| YOUR TASK |
In the data below, find each line containing the string "this" and return it.

=== STORED RECORDS ===

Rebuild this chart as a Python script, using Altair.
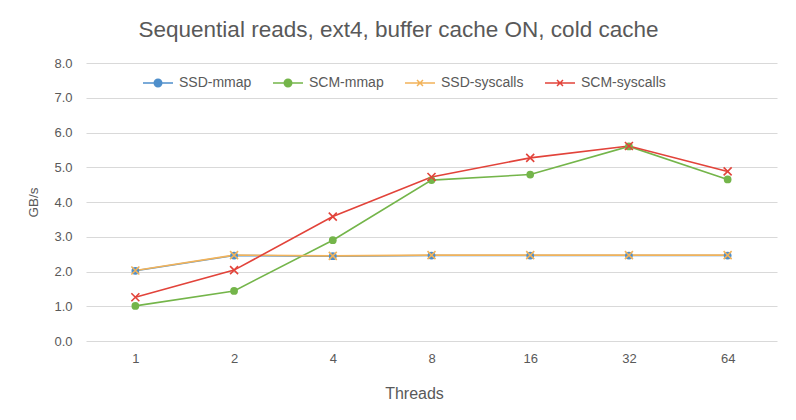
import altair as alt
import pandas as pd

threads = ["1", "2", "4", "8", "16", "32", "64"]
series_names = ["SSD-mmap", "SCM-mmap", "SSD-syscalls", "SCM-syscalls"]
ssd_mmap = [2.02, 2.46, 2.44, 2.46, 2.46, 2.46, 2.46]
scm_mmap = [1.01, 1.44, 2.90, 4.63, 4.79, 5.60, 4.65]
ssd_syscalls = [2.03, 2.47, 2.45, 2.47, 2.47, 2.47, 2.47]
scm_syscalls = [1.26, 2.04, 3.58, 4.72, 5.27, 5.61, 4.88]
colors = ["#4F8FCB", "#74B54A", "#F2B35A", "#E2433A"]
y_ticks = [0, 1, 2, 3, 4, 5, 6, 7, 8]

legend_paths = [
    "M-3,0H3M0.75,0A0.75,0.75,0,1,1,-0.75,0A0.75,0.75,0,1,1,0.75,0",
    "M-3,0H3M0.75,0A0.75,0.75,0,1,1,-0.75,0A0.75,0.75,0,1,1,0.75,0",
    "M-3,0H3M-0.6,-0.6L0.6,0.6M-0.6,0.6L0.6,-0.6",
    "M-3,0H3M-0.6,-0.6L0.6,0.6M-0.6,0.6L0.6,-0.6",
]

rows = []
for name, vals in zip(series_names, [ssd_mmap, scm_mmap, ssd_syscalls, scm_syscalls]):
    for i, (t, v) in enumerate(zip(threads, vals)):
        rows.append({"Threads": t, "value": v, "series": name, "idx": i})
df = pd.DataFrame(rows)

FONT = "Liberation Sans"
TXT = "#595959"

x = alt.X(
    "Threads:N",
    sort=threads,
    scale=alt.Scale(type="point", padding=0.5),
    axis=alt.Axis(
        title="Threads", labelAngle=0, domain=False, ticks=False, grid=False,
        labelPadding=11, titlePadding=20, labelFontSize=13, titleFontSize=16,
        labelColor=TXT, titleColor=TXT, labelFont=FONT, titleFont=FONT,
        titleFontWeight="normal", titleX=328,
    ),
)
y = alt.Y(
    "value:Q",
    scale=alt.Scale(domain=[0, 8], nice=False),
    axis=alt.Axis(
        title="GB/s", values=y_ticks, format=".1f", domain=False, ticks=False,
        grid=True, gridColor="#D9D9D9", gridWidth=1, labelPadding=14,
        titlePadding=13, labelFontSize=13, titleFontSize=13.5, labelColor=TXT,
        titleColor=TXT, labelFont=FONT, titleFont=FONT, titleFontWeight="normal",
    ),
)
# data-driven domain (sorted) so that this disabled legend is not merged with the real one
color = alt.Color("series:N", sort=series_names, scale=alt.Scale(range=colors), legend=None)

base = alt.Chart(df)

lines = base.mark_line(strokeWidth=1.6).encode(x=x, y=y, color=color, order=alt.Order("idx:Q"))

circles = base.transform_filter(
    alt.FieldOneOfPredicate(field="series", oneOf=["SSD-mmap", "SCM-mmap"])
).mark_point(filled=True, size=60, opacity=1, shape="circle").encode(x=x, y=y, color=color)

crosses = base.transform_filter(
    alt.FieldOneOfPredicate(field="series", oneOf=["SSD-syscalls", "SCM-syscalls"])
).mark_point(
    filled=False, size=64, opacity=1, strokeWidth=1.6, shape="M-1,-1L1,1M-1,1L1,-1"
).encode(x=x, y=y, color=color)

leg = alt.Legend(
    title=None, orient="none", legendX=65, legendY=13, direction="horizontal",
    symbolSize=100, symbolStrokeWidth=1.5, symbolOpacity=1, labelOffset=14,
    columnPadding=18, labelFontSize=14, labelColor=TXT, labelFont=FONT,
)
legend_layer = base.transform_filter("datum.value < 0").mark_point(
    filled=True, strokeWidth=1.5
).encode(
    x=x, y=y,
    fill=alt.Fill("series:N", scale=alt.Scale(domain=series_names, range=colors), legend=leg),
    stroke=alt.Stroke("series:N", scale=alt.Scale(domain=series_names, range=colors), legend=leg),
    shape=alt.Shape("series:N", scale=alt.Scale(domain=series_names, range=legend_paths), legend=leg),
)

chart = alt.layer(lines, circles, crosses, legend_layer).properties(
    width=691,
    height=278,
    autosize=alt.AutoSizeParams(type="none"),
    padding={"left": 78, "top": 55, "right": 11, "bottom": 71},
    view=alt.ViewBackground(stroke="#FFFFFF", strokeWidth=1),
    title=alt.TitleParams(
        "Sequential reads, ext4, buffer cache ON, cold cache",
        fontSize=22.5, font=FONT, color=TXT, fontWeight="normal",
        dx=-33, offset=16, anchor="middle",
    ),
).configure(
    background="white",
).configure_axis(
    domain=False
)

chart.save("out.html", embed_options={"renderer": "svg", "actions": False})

===
=== STORED RECORDS ===

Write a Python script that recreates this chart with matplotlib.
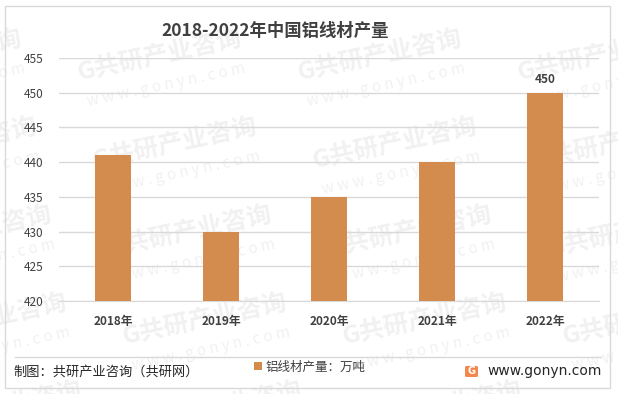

===
=== STORED RECORDS ===

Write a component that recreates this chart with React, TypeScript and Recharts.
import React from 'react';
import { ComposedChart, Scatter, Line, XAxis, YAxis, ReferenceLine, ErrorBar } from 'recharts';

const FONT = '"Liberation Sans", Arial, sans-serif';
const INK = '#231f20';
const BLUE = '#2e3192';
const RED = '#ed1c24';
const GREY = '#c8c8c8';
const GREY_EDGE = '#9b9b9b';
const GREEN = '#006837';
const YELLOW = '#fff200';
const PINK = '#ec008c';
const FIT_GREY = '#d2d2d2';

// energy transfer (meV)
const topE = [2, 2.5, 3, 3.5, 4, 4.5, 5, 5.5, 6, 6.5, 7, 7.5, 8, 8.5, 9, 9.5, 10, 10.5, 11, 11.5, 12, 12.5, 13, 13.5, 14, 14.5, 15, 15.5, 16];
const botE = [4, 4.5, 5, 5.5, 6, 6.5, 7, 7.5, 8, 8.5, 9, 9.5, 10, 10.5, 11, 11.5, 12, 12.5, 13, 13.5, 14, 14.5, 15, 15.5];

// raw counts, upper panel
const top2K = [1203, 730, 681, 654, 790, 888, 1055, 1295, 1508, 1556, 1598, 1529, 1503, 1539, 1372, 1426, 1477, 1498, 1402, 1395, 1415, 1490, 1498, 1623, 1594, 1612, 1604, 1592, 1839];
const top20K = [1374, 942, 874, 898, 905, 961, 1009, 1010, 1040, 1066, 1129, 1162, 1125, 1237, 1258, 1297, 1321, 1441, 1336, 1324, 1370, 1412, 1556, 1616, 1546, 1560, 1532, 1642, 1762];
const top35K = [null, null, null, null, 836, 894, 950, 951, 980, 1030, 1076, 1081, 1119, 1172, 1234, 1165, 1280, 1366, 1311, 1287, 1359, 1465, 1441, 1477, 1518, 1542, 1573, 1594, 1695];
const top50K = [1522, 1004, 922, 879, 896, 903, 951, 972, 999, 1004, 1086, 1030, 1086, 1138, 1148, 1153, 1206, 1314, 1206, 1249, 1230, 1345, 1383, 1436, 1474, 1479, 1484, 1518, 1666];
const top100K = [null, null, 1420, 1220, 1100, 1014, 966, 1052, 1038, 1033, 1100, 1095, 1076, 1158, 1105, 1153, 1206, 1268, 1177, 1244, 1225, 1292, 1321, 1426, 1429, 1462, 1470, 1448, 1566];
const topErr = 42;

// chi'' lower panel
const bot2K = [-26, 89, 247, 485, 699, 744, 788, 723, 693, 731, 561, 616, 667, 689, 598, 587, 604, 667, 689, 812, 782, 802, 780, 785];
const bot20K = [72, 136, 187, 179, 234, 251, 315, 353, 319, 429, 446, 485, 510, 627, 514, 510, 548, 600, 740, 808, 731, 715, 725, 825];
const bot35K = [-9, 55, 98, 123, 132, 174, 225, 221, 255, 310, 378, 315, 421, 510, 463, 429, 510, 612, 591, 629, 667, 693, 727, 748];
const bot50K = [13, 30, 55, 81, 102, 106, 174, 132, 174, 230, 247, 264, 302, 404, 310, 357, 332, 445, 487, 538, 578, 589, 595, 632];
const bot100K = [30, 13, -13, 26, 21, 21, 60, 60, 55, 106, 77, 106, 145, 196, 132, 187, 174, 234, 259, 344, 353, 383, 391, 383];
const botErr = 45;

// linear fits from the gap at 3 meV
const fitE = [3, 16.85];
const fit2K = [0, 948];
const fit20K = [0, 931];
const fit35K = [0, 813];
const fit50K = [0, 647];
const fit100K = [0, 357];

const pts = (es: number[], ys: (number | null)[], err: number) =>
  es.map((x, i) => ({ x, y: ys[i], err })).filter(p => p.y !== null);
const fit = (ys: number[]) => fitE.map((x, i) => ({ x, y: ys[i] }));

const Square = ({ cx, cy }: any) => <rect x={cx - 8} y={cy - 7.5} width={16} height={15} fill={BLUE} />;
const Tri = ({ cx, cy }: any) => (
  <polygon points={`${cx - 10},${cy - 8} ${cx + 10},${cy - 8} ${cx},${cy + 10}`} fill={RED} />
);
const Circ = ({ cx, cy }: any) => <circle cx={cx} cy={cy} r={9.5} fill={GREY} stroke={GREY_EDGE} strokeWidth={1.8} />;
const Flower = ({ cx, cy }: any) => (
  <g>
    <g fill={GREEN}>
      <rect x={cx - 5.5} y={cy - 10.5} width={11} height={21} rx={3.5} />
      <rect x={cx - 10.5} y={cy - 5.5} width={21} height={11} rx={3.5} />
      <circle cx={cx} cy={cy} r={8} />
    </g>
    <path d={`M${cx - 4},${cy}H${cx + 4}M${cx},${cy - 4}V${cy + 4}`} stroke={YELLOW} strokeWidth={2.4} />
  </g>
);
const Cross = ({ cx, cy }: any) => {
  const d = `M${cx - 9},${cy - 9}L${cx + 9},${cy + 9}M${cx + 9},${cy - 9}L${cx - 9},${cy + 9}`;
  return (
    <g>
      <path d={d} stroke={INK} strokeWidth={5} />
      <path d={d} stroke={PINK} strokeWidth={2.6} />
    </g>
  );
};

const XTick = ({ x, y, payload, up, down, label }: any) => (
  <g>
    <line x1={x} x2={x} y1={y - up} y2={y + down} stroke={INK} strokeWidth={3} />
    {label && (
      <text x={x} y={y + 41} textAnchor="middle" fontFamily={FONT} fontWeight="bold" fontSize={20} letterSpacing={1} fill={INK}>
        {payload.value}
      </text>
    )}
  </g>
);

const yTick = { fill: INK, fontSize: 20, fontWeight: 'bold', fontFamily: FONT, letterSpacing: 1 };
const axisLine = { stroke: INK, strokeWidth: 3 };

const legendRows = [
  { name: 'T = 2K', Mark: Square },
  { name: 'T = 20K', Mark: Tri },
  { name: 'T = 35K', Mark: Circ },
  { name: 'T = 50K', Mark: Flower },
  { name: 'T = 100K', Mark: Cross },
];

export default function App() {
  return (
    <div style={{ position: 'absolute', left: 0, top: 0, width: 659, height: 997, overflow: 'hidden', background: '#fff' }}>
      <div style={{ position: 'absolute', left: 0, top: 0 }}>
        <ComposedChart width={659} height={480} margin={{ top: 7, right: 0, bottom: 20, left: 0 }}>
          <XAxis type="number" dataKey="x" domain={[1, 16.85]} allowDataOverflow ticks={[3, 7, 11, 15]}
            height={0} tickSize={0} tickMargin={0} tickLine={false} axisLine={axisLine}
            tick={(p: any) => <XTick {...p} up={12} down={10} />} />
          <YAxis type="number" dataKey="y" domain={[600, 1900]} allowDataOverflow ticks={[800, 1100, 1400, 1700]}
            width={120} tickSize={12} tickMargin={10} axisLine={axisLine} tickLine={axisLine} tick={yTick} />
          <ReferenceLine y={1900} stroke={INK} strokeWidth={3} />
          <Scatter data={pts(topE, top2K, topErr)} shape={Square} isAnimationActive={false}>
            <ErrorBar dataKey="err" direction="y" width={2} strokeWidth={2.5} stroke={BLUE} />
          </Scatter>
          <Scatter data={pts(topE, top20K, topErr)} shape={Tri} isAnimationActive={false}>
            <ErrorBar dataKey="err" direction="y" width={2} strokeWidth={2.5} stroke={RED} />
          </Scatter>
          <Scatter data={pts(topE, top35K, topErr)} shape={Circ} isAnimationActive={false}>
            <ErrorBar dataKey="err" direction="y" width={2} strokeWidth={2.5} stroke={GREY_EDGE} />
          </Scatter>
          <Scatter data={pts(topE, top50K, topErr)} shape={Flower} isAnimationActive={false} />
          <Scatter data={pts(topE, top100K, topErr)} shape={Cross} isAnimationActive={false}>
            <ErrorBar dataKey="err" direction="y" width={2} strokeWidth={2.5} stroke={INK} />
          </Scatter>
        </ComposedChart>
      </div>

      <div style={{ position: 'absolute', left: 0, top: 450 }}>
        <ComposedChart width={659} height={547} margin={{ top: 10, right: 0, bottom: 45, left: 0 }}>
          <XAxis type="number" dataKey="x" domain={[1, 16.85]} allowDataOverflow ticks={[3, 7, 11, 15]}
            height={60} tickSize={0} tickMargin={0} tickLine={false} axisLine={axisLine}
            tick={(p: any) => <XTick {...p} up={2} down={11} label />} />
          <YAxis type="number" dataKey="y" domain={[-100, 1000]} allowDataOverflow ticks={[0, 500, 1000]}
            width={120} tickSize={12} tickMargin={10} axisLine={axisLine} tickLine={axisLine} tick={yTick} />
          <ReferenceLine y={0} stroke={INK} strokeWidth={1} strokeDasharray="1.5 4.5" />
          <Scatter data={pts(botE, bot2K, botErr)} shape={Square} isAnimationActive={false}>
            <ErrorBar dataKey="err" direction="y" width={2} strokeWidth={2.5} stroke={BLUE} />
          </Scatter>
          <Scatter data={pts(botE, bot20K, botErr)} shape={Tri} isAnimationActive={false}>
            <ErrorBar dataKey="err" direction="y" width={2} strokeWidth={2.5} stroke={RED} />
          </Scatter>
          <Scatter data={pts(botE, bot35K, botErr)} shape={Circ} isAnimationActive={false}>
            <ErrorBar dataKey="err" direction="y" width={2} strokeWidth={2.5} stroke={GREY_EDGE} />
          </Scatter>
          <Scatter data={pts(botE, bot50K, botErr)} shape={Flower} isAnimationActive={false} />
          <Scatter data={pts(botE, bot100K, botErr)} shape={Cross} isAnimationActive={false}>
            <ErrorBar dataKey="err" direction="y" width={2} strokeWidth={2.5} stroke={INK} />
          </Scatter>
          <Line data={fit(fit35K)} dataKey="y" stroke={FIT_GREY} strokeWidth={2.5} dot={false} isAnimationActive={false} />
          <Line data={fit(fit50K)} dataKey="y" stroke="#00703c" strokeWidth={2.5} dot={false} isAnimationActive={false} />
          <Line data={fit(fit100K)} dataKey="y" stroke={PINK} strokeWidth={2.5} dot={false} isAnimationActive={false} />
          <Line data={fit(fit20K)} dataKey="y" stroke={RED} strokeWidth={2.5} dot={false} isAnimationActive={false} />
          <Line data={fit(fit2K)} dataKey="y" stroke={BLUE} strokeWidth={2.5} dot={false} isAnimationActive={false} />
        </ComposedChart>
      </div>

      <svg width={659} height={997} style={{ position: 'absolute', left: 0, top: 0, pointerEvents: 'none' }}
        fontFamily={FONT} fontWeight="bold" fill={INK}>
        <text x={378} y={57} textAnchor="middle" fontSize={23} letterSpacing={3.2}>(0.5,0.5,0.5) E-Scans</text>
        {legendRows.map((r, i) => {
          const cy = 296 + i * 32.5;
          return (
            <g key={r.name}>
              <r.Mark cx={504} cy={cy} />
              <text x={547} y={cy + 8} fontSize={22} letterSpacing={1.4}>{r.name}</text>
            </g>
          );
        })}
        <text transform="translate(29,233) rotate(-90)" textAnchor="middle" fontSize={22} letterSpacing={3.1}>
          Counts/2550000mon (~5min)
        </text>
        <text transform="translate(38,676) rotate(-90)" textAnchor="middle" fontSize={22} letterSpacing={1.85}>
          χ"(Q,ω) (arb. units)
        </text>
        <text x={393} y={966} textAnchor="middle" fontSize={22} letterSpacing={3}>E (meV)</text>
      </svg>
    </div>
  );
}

===

| ANSWER FOR THE TASK |
Rebuild this chart as a Python script, using Altair.
# data-driven domain (sorted) so that this disabled legend is not merged with the real one
Write a Python script that recreates this chart with matplotlib.
Write a component that recreates this chart with React, TypeScript and Recharts.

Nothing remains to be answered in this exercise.